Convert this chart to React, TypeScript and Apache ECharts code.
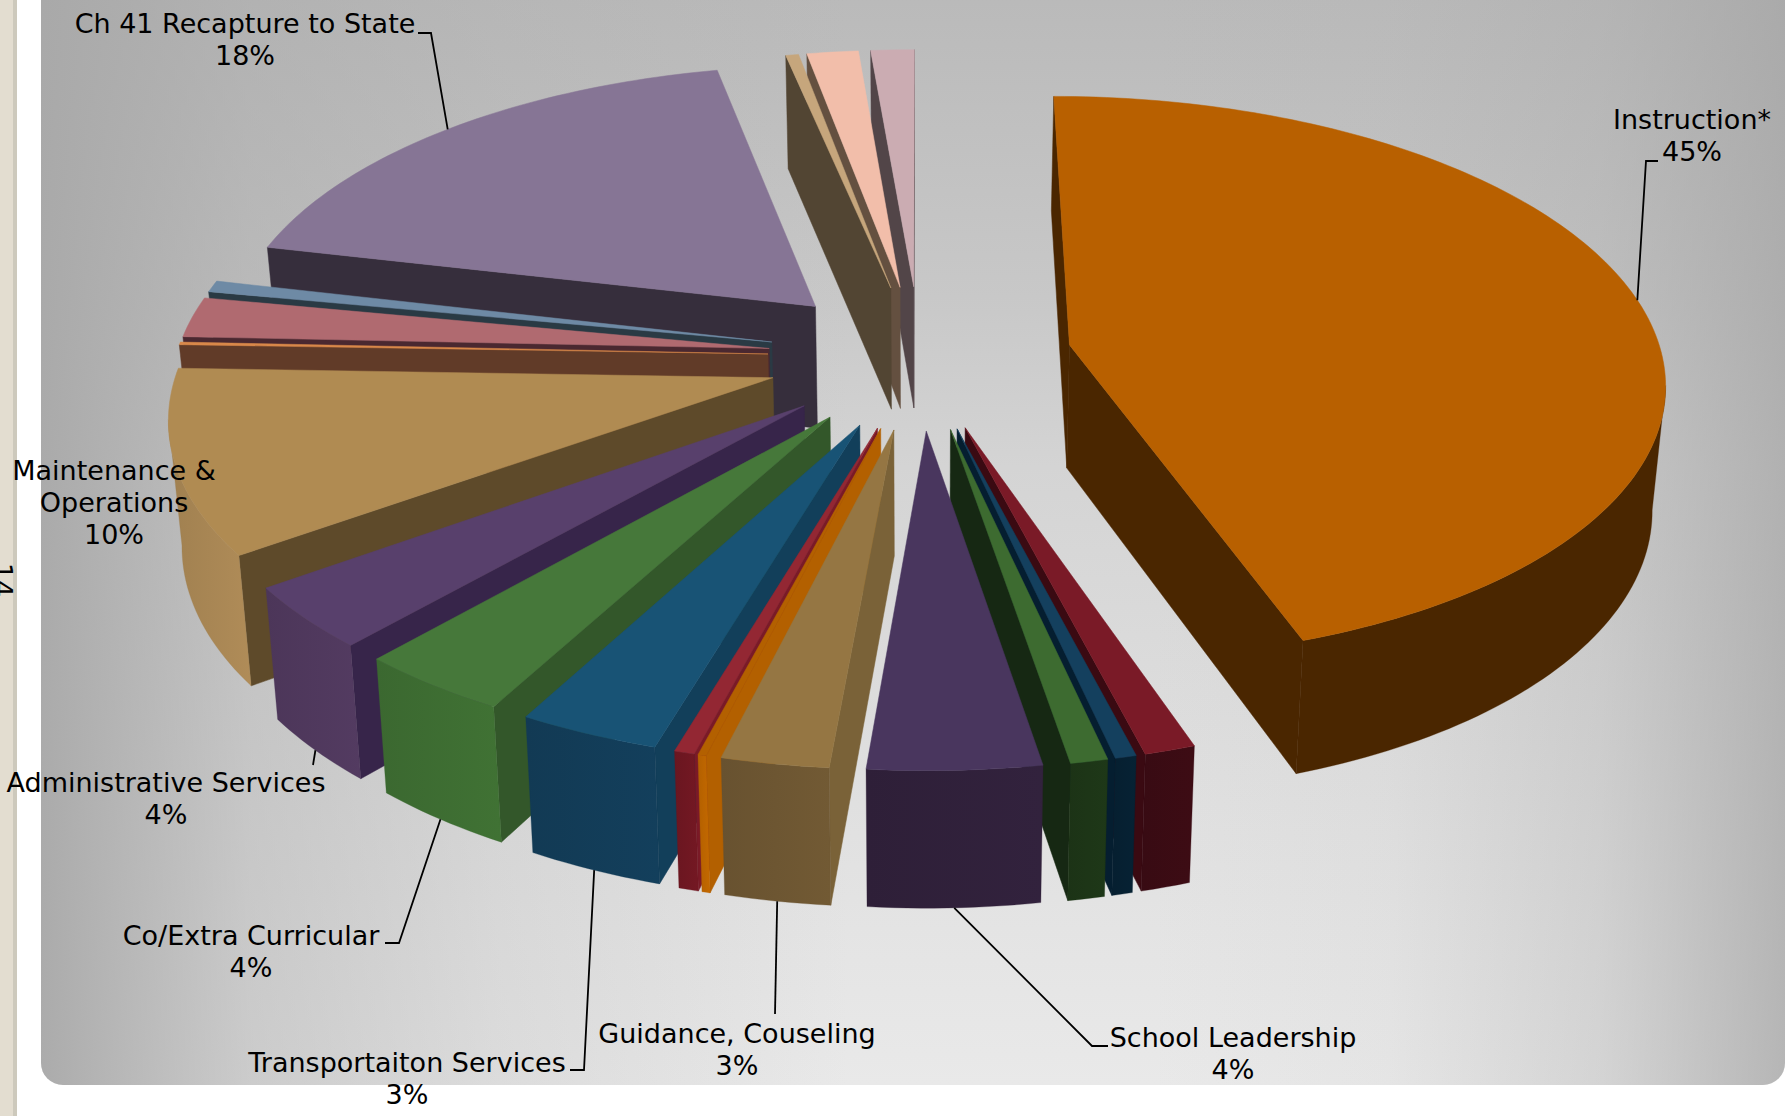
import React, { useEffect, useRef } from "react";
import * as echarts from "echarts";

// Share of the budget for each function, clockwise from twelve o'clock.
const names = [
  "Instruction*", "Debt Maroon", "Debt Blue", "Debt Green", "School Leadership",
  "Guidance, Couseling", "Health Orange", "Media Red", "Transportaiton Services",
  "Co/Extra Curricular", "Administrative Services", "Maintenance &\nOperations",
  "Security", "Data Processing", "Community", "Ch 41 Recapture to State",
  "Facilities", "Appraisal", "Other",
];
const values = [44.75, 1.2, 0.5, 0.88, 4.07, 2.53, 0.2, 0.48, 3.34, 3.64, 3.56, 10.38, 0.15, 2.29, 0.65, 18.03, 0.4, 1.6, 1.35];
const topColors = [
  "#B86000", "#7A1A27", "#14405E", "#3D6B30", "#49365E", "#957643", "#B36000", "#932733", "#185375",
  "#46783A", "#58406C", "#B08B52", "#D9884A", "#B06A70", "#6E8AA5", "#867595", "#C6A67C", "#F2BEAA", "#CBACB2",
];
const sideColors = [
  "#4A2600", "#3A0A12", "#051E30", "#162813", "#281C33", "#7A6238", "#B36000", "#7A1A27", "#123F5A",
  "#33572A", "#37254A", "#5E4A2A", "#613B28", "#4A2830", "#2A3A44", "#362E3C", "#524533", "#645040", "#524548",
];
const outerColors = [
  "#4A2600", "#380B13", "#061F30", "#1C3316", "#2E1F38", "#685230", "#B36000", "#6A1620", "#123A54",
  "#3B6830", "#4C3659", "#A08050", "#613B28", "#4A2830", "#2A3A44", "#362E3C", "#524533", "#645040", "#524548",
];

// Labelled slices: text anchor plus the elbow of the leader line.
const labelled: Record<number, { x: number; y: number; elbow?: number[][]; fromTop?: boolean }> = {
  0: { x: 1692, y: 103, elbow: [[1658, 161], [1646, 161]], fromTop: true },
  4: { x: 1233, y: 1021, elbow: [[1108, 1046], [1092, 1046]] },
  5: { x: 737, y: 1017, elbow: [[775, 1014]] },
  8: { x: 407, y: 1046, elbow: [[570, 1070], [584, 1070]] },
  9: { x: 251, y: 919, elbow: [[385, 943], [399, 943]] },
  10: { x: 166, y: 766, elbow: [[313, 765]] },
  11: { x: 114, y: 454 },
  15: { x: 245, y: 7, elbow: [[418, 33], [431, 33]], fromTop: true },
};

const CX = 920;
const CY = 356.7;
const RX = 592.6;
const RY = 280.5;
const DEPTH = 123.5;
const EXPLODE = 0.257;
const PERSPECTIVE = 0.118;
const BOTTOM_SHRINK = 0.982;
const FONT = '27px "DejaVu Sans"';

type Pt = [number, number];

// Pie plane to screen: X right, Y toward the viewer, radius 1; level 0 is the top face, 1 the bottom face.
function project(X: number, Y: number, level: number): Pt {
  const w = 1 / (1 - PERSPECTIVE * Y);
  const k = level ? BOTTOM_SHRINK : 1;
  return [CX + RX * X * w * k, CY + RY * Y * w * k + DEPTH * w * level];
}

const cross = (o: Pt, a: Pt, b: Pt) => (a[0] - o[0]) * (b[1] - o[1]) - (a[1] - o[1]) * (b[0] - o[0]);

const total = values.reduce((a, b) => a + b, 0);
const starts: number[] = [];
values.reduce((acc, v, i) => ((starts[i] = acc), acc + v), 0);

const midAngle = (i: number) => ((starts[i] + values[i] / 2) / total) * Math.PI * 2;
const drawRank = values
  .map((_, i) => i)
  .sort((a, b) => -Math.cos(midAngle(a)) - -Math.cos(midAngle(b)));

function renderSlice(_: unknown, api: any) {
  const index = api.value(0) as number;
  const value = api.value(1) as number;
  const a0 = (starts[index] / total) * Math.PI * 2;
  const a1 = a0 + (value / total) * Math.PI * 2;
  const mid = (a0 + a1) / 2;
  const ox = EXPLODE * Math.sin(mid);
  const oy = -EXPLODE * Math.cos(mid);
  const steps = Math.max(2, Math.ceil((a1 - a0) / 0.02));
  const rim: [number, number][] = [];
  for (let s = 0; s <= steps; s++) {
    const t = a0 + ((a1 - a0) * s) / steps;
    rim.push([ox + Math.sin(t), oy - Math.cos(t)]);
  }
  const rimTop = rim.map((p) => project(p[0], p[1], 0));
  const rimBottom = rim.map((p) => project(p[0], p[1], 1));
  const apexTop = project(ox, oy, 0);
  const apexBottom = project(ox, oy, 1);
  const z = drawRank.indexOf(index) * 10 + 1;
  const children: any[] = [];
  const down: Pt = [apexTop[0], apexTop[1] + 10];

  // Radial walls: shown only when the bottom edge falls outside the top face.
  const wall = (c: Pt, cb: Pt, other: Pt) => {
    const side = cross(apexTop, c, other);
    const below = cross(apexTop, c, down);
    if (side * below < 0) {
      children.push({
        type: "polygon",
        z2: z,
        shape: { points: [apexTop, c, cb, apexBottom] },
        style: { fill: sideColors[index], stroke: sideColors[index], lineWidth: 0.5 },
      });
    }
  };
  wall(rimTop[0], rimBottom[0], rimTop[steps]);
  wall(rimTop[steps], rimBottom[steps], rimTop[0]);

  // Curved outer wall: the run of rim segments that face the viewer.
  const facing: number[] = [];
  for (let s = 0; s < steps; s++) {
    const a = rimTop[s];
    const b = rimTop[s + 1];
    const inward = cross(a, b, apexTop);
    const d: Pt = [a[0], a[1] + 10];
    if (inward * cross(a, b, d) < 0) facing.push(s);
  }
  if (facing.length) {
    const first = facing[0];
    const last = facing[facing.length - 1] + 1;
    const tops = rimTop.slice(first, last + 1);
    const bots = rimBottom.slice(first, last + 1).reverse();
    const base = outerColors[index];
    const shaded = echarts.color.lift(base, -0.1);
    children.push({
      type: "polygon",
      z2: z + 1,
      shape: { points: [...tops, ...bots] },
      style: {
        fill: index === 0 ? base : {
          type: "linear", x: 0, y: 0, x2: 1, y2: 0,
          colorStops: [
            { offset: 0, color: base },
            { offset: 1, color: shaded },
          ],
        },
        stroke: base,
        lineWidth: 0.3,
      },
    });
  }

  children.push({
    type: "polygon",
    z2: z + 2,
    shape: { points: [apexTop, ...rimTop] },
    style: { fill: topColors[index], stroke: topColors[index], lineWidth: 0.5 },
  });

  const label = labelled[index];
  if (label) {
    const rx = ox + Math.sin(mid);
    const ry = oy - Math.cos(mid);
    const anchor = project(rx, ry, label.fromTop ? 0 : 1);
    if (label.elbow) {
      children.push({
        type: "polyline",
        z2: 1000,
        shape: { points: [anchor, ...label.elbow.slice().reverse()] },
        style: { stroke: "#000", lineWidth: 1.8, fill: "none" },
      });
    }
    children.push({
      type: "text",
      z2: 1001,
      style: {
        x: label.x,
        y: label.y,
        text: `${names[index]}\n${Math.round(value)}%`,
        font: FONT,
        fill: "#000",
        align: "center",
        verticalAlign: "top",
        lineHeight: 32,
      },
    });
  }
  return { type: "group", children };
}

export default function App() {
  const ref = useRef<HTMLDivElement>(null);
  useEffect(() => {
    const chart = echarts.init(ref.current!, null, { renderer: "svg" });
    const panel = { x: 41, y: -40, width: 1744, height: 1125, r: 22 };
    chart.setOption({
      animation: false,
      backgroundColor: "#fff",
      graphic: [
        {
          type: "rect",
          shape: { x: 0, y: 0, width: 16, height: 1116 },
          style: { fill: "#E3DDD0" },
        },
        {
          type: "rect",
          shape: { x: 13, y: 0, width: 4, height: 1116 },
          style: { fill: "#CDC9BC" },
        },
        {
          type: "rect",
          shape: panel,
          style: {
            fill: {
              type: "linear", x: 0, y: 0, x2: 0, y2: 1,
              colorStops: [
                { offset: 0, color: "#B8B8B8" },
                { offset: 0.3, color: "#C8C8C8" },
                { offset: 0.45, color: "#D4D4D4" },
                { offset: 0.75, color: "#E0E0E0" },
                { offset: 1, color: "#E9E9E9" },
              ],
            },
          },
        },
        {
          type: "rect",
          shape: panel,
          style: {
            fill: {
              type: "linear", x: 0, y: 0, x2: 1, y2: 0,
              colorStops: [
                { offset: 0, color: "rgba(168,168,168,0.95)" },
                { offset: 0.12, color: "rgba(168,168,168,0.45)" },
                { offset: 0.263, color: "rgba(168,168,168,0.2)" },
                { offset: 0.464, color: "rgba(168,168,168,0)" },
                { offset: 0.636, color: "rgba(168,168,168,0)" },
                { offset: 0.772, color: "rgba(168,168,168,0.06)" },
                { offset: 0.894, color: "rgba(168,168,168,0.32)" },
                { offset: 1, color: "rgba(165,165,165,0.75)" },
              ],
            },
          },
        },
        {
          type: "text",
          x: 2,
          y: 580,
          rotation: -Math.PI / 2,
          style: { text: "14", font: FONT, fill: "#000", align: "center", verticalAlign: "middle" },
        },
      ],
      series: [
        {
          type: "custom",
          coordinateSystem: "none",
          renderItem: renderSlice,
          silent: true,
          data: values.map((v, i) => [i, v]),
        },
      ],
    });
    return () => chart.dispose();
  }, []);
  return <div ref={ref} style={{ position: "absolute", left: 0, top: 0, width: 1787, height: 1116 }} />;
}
● ● ● ● ● ● ●
* _YOUR INSTRUCTIONS_
Repeat the lines above, starting at the first and stopping after the line that holds "import * as", with the pictures left out.

* _ANSWER FOR THIS EXERCISE_
Convert this chart to React, TypeScript and Apache ECharts code.
import React, { useEffect, useRef } from "react";
import * as echarts from "echarts";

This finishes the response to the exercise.